Author: Express news service
Publication: The Indian Express
Date: May 29, 2009
URL: http://www.indianexpress.com/news/farewell-gift-to-nationinlaw...-pm-sonia-guilty-says-bjp/452443/0
Describing the withdrawal of the Interpol
Red Corner Notice by the CBI against Italian businessman and Bofors suspect
Ottavio Quattrocchi as "the last nail in the coffin of the judicial process
in the Bofors scandal", NDA prime ministerial candidate L K Advani said
he considered both Prime Minister Manmohan Singh and Congress president Sonia
Gandhi "guilty" and promised to "examine the Quattrocchi issue
if voted to power".
Reacting to The Indian Express report on the
CBI decision not to proceed against Quattrocchi, Advani told reporters in
Ahmedabad that Singh and Gandhi were "directly responsible" for
this and other "shameful acts of misuse of government institutions".
He said voters would punish the Congress the same way as they did in 1989
when the Bofors issue swept Rajiv Gandhi out of power.
Advani said the Quattrocchi affair showed
that the UPA was "not confident of returning to power" and, therefore,
"could not put on hold such an important decision" until the next
government took over. He said "all this amounts to a conspiracy to bury
the truth about Bofors".
"I consider both the Prime Minister and
Congress president guilty (of the withdrawal of the RCN)... His (PM's) silence
over the past five years on the systematic misuse of the CBI and the Law Ministry
confirms his guilt. It also confirms my assessment that he is a weak and unworthy
Prime Minister who had devalued his high office by making it subservient to
the diktats of 10 Janpath," Advani said.
He questioned how the Congress could be trusted
on its promise of bringing back black money to India, alleging that kickbacks
in the Bofors scandal too were deposited in secret Swiss accounts.
In New Delhi, the BJP promised to investigate
the "CBI collusion with its political masters" if voted to power.
"It is time the CBI is made accountable,"
BJP general secretary Arun Jaitley told reporters, saying the agency "deserves
to be investigated" to restore its credibility.

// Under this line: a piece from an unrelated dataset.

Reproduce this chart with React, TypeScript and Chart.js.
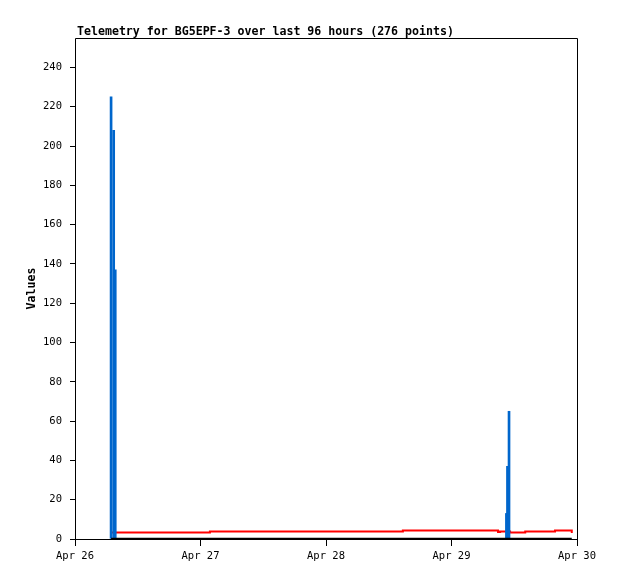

He said the BJP would appoint a commission
headed by a Supreme Court judge to investigate "the collusion of the
CBI with the accused in several sensitive cases and suggest steps to institutionalise
the independence of the CBI."
Jaitley said the RCN had been withdrawn by
the CBI "at the behest of the political establishment and at the cost
of its own credibility." He called it a "farewell gift to the nation-in-law"
by the UPA government. The timing, he said, suggested that the UPA was convinced
it would lose power. "Like most despotic regimes, it is obliging its
friends in the last days of office," he said.
The CBI, Jaitley said, had mastered "the
art of self-goals" and "sabotage in criminal cases involving friends
of the ruling establishment".
On Quattrocchi being let off, he said it was
evident from the CBI "delay in lodging an FIR, delay in sending letters
rogatary, not appealing against an erroneous judgment of the Delhi HC in 2004,
collusion in defreezing his bank account in London, making statements in London
to the Crown Prosecutor that there was no case against him, allowing the statements
to be used against itself in the arrest case in South America and, finally,
the withdrawal of the Red Corner Notice".